TFT LEGISLATIVE HOTLINE--WEDNESDAY, MAY 30, 2007
 
SBEC's Proposed Discipline Rules; More on New Pay and Pension Legislation
 
Discipline for Certificate Holders:  The State Board for Educator Certification (SBEC) is considering extensive changes in the procedures for enforcing disciplinary rules affecting the education profession.  On June 4 TFT will take part in a "stakeholder" meeting on pending proposals, which are billed by the agency staff as efforts to "streamline" the process.  We're all for quicker disposition of disciplinary cases by SBEC, but TFT will work to make sure that what the agency calls streamlining does not signify an erosion of due process.  Expect a further report next week.
 
New Pay and Pension Legislation--A Guide for the Perplexed:  In recent hotlines we have tried to explain the uncertainties built into new pay and benefit legislation just passed by the state legislature last weekend.  The murky legislation has left a lot of you wondering what actually was passed, and you're not alone.  Major newspapers have been confused, too, and have incorrectly reported, for example, that the legislature passed an across-the-board teacher pay raise of $425 a year.  Other reports have quoted legislators who are touting the passage of a 13th check for retirees, without noting that the 13th check is not automatic.  So let us set the record straight.
 
The alleged pay raise in HB 1, the budget for 2008-2009, is not a guaranteed, across-the-board pay raise of $425 for every teacher (nor for every counselor, school nurse, and librarian).  The money is going to flow to school districts through state funding formulas and is labeled as money for "educator salary increases."  Districts are free to allocate the money unequally among educators (who also include administrators, by the way).  Districts actually are free to do pretty much as they please with the money, so long as they report what they do with it to the state.  The bottom line: Nobody should necessarily count on receiving the slight $35.42 gross monthly increase (less than $25 after taxes and deductions) that would be delivered if the dollars were distributed evenly across the board.  The use of these funds will be decided locally, and it is up to educators to make the case district by district for using this money to give across-the-board raises.
 
Meanwhile, the 13th check for retired school employees also is not guaranteed, though there's a decent chance it will be delivered.  Thanks to the stubborn resistance of Sen.
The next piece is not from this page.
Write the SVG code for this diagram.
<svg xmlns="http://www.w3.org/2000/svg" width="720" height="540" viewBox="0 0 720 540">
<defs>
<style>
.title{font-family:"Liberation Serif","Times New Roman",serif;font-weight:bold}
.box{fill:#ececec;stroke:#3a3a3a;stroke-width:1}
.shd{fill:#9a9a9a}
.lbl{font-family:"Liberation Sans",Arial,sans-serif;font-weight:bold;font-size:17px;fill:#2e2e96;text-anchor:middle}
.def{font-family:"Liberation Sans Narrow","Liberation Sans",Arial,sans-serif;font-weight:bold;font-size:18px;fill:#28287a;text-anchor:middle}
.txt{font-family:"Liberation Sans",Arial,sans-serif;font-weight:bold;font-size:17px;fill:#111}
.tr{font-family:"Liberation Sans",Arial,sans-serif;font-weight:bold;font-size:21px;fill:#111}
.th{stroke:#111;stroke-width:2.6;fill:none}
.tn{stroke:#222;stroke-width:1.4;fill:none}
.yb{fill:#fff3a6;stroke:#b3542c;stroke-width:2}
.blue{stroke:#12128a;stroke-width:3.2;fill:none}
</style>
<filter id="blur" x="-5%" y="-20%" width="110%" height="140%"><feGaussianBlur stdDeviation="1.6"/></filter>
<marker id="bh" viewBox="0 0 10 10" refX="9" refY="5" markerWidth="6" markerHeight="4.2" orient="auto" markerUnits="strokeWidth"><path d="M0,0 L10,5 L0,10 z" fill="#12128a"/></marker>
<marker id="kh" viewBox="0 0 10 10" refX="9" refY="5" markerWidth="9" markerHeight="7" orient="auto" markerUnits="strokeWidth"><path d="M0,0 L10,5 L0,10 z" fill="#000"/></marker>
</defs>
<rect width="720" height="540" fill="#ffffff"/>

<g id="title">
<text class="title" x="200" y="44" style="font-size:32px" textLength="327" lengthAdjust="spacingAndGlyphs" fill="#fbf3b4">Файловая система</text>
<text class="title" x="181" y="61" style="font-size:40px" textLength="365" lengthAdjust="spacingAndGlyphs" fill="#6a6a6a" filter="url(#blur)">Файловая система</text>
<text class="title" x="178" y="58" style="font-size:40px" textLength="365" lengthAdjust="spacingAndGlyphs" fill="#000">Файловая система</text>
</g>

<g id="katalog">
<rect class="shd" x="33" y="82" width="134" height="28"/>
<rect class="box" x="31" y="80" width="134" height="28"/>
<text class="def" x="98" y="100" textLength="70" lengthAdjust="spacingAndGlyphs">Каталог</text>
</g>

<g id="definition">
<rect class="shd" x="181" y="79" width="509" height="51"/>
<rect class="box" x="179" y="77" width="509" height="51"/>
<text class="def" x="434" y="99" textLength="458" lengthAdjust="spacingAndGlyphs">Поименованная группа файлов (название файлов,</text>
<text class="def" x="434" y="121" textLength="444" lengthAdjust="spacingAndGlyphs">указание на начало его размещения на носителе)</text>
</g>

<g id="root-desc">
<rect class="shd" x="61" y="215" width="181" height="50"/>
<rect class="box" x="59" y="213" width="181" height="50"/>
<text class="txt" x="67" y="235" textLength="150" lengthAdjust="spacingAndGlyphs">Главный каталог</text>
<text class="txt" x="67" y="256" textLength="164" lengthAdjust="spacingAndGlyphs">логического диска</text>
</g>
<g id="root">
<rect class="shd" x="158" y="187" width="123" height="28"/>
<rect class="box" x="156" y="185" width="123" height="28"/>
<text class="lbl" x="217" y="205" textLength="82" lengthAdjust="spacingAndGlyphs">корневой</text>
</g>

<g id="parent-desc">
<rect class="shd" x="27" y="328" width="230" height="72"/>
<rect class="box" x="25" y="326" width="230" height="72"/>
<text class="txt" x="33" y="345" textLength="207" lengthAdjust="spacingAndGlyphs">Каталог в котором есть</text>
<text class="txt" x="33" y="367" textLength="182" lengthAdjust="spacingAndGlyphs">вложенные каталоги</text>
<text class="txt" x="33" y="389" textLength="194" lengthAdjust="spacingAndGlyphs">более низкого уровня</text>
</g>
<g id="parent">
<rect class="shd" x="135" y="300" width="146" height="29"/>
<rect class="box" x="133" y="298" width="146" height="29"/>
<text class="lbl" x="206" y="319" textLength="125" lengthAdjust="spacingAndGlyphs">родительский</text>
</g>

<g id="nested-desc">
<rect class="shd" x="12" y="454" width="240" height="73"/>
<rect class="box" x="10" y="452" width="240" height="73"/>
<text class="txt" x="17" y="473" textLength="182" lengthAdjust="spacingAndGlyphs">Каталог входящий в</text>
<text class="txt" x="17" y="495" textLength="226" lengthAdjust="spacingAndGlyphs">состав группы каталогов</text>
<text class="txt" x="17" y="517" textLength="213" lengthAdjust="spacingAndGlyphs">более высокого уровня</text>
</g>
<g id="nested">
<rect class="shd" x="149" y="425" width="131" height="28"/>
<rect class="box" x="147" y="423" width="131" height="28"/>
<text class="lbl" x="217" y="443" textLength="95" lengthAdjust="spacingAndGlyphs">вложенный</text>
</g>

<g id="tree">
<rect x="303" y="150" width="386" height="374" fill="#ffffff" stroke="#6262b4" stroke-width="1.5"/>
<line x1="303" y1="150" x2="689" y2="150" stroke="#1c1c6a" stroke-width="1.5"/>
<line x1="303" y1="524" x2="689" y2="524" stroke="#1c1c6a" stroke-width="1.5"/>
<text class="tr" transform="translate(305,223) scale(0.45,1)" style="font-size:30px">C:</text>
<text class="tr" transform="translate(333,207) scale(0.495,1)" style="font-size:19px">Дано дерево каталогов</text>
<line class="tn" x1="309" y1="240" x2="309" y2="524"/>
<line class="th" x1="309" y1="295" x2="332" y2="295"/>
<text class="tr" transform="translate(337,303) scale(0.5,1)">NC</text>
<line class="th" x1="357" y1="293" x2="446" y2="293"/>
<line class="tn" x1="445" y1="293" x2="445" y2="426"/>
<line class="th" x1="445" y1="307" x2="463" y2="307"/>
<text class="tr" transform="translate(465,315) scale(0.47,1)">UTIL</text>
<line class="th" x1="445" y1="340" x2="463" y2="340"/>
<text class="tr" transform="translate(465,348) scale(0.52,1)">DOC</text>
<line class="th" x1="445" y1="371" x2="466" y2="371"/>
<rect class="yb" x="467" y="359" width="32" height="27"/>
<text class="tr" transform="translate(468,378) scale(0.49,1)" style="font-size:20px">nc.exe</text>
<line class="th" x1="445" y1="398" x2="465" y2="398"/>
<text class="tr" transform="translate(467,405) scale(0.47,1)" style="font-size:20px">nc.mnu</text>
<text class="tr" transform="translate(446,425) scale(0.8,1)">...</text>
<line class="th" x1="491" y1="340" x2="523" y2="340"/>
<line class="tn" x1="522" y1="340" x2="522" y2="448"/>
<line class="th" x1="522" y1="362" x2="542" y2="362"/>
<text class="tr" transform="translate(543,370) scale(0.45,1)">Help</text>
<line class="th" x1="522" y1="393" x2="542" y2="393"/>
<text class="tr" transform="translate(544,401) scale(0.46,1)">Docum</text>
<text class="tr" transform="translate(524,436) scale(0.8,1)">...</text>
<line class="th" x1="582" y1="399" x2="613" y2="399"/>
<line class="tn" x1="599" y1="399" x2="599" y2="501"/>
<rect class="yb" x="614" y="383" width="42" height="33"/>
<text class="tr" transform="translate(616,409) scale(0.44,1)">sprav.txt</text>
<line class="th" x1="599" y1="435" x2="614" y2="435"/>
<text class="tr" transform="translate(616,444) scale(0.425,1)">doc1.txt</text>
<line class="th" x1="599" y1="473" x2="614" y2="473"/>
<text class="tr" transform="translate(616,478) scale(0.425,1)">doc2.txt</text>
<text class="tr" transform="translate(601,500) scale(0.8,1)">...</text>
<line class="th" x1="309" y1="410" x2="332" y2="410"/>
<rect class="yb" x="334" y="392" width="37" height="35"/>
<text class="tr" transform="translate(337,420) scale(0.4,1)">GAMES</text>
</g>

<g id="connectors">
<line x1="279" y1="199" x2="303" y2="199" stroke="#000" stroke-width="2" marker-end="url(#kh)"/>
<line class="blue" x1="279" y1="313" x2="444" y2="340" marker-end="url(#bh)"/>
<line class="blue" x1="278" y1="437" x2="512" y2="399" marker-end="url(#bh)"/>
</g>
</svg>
Robert Duncan, Republican of Lubbock, along with legislative leaders, the new legislation (SB 1846) does not provide enough of a state increase to guarantee a 13th check for TRS retirees.  The bill caps the state contribution rate at 6.58 percent, and it requires TRS to decide later this year whether a 13th check can be issued based on two possible scenarios.
 
First, after the annual actuarial valuation of the TRS pension fund, TRS must gauge whether there's enough extra money in the fund to pay the 13th check.  If there is, then the 13th check will be issued in September.  If there's not, then TRS is authorized to raise the contribution rate of active employees as high as 6.58 percent to provide the extra funds needed.  (The current employee contribution is 6.4 percent of each paycheck.)  However, if even after raising the active employees' contribution rate to 6.58 percent there would still not be enough extra money in the fund, then TRS would not be allowed to issue the 13th check.
 
So what's the bottom line on that 13th check?  Given the past investment gains that have yet to be taken into account by TRS actuaries, the outlook is good for a favorable actuarial valuation at the end of August.  So TRS retirees have a good chance of seeing a 13th check this coming September.  But it's not legally guaranteed.  And for that the legislature ought to be ashamed, considering that the state, sitting on a record-high budget surplus, could easily have afforded the modest extra contribution to make it a sure thing.   
 
A final footnote: While the legislature gave teachers at best a state pay raise of less than 1 percent (if they see the $425 at all) and gave retirees at best a temporary boost equaling 8.33 percent for one year only, lawmakers gave the governor a 30-percent raise, to $150,000 from the current $115,345.  (But then that's nothing compared to the chief investment officer at TRS, who pulls down $402,000 a year in base pay, plus incentives that can raise the total to $700,000.)